Undisclosed factoring: the appeal of discretion

Undisclosed factoring allows you to assign your invoices and obtain financing without informing your customers.

Principles of undisclosed factoring

Overview

Assigning receivables to a specialised financing company speeds up invoice collection, as the business receives immediate funds in exchange for selling its invoices to the factor. The company improves its cash flow and benefits from an additional financing source that does not reduce its borrowing capacity for growth projects.

For commercial or strategic reasons, you may choose not to disclose the existence of the receivables financing programme.
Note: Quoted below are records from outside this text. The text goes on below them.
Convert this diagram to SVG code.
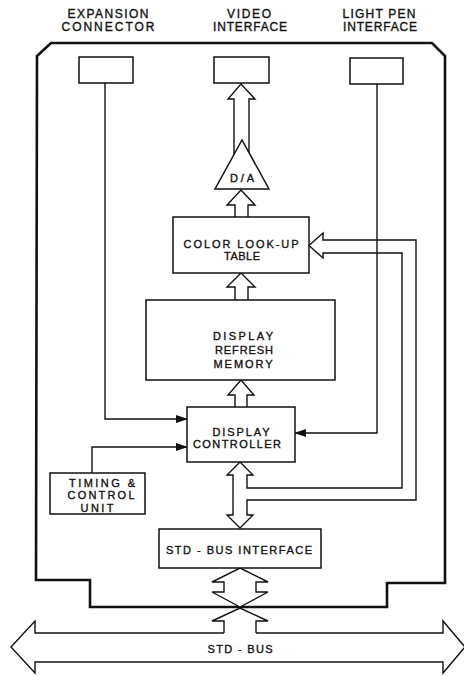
<svg xmlns="http://www.w3.org/2000/svg" width="464" height="676" viewBox="0 0 464 676">
<defs>
<style>
.t{font-family:"Liberation Sans","DejaVu Sans",Arial,sans-serif;font-size:11px;fill:#111;stroke:#111;stroke-width:0.35;text-anchor:middle;}
.h{font-size:12px;}
.box{fill:#fff;stroke:#111;stroke-width:1.5;}
.ln{fill:none;stroke:#111;stroke-width:1.4;}
.hol{fill:#fff;stroke:#111;stroke-width:1.4;stroke-linejoin:miter;}
.board{fill:none;stroke:#111;stroke-width:2.6;stroke-linejoin:miter;}
</style>
<marker id="ah" markerWidth="12" markerHeight="8" refX="11" refY="4" orient="auto" markerUnits="userSpaceOnUse">
<path d="M0,0 L12,4 L0,8 Z" fill="#111"/>
</marker>
</defs>
<rect width="464" height="676" fill="#fff"/>

<g id="labels">
<text class="t h" x="108" y="18" textLength="81" lengthAdjust="spacing">EXPANSION</text>
<text class="t h" x="108" y="31" textLength="93" lengthAdjust="spacing">CONNECTOR</text>
<text class="t h" x="249" y="18" textLength="44" lengthAdjust="spacing">VIDEO</text>
<text class="t h" x="250" y="31" textLength="74" lengthAdjust="spacing">INTERFACE</text>
<text class="t h" x="379" y="18" textLength="73" lengthAdjust="spacing">LIGHT PEN</text>
<text class="t h" x="380" y="31" textLength="74" lengthAdjust="spacing">INTERFACE</text>
</g>

<g id="board">
<path class="board" d="M37,56 L51,43 L432,43 L445,56 L445,583 L387,583 L387,607 L90,607 L90,580 L36,580 Z"/>
</g>

<g id="connectors">
<!-- hollow bus arrows -->
<path class="hol" d="M234,170 L234,99 L228,99 L241,84 L255,99 L249,99 L249,170"/>
<path class="hol" d="M235,217 L235,205 L227,205 L241,190 L255,205 L248,205 L248,217"/>
<path class="hol" d="M235,300 L235,287 L227,287 L241,273 L255,287 L248,287 L248,300"/>
<path class="hol" d="M235,407 L235,395 L228,395 L241,380 L254,395 L247,395 L247,407"/>
<!-- DC <-> STD bus interface with branch to colour look-up table -->
<path class="hol" d="M233,475 L227,475 L240,462 L253,475 L247,475 L247,488 L402,488 L402,253 L323,253 L323,258 L309,245.5 L323,233 L323,240 L416,240 L416,500 L247,500 L247,515 L253,515 L240,528 L227,515 L233,515 Z"/>
<!-- crossing bus down to STD-BUS -->
<path class="hol" d="M240,568 L268,582 L256,582 L256,592 L268,592 L240,607 L212,592 L224,592 L224,582 L212,582 Z"/>
<path class="hol" d="M224,633 L224,621 L212,621 L240,608 L268,621 L256,621 L256,633"/>
<!-- STD-BUS big double arrow -->
<path class="hol" d="M224,633 L35,633 L35,621 L11,647 L35,673 L35,662 L443,662 L443,673 L465,647 L443,621 L443,633 L256,633"/>
<!-- signal lines -->
<path class="ln" d="M105,83 L105,419 L187,419" marker-end="url(#ah)"/>
<path class="ln" d="M377,84 L377,433 L295,433" marker-end="url(#ah)"/>
<path class="ln" d="M92,473 L92,447 L187,447" marker-end="url(#ah)"/>
</g>

<g id="expansion-connector"><rect class="box" x="79" y="57" width="54" height="26"/></g>
<g id="video-interface"><rect class="box" x="214" y="57" width="55" height="26"/></g>
<g id="light-pen-interface"><rect class="box" x="350" y="58" width="53" height="26"/></g>

<g id="da">
<path class="box" d="M242,140 L269,189 L215,189 Z"/>
<text class="t" x="242" y="182" textLength="24" lengthAdjust="spacing">D/A</text>
</g>

<g id="clut">
<rect class="box" x="173" y="217" width="136" height="56"/>
<text class="t" x="241" y="247.5" textLength="115" lengthAdjust="spacing">COLOR LOOK-UP</text>
<text class="t" x="242" y="260" textLength="36" lengthAdjust="spacing">TABLE</text>
</g>

<g id="refresh-memory">
<rect class="box" x="146" y="300" width="189" height="80"/>
<text class="t" x="243" y="340" textLength="60" lengthAdjust="spacing">DISPLAY</text>
<text class="t" x="244" y="354" textLength="58" lengthAdjust="spacing">REFRESH</text>
<text class="t" x="243" y="367.5" textLength="59" lengthAdjust="spacing">MEMORY</text>
</g>

<g id="display-controller">
<rect class="box" x="187" y="407" width="108" height="55"/>
<text class="t" x="241" y="435.5" textLength="57" lengthAdjust="spacing">DISPLAY</text>
<text class="t" x="237" y="448" textLength="88" lengthAdjust="spacing">CONTROLLER</text>
</g>

<g id="timing-control">
<rect class="box" x="50" y="473" width="95" height="41"/>
<text class="t" x="102" y="486.5" textLength="66" lengthAdjust="spacing">TIMING &amp;</text>
<text class="t" x="101" y="499" textLength="67" lengthAdjust="spacing">CONTROL</text>
<text class="t" x="97" y="511.5" textLength="33" lengthAdjust="spacing">UNIT</text>
</g>

<g id="std-bus-interface">
<rect class="box" x="159" y="529" width="162" height="39"/>
<text class="t" x="239" y="554" textLength="146" lengthAdjust="spacing">STD - BUS  INTERFACE</text>
</g>

<g id="std-bus">
<text class="t" x="240" y="653" textLength="65" lengthAdjust="spacing">STD - BUS</text>
</g>
</svg>
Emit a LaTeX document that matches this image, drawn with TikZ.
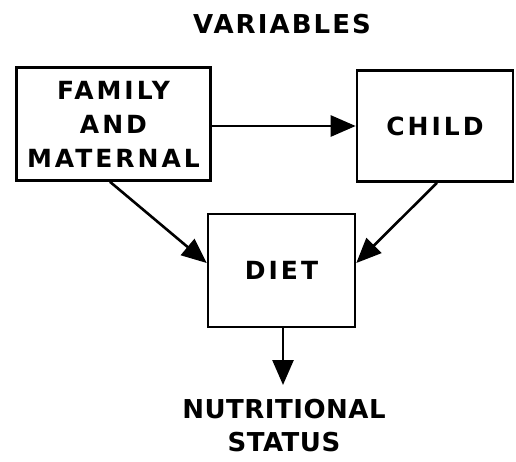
\documentclass[tikz,border=0pt]{standalone}
\usepackage{fontspec}
\newfontfamily\capsfont{DejaVu Sans}[LetterSpace=12]
\newfontfamily\headfont{DejaVu Sans}[LetterSpace=8]
\newfontfamily\footfont{DejaVu Sans}[LetterSpace=2]
\usetikzlibrary{arrows.meta}

\begin{document}
\begin{tikzpicture}
[x=1pt,y=-1pt,%
  varBox/.style={draw,line width=2.6pt,align=center,font=\capsfont\bfseries\fontsize{25}{34}\selectfont},%
  titleText/.style={align=center,inner sep=0pt,font=\headfont\bfseries\fontsize{26}{34}\selectfont},%
  statusText/.style={align=center,inner sep=0pt,font=\footfont\bfseries\fontsize{26}{33}\selectfont},%
  link/.style={line width=2.6pt,-{Triangle[width=21pt,length=25pt]}}]
\useasboundingbox (0,0) rectangle (516,461);
%% the three boxes
\node[titleText] (title) at (282,24) {VARIABLES};
\node[varBox,minimum width=194pt,minimum height=113pt] (family) at (113.5,124) {FAMILY\\AND\\MATERNAL};
\node[varBox,minimum width=156pt,minimum height=111pt] (child) at (435,126) {CHILD};
\node[varBox,minimum width=147pt,minimum height=113pt] (diet) at (281.5,270.5) {DIET};
\node[statusText] (status) at (284,426) {NUTRITIONAL\\STATUS};
\coordinate (statusTip) at (283,385);
%% the links
\draw[link] (family.east |- 0,126) -- (child.west |- 0,126);
\draw[link] (family.south -| 110,0) -- (diet.west |- 0,263);
\draw[link] (child.south -| 437,0) -- (diet.east |- 0,263);
\draw[link] (diet.south -| statusTip) -- (statusTip);
\end{tikzpicture}
\end{document}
The undisclosed nature of the arrangement allows invoices to be paid more quickly, without debtors being aware that their supplier is using a receivables financing agreement.

In 2022, €176 billion of receivables were managed under confidential agreements, representing 66% of the factoring market.

Source: Association Française des Sociétés Financières

The factoring company does not notify buyers of its involvement, and its name does not appear. Technically, the payment IBAN remains in the name of the client company, but the dedicated collection account is pledged (“nanti”) to the factor. The account legally belongs to the company, but funds are transferred daily to the factor, which ensures repayment of the advances.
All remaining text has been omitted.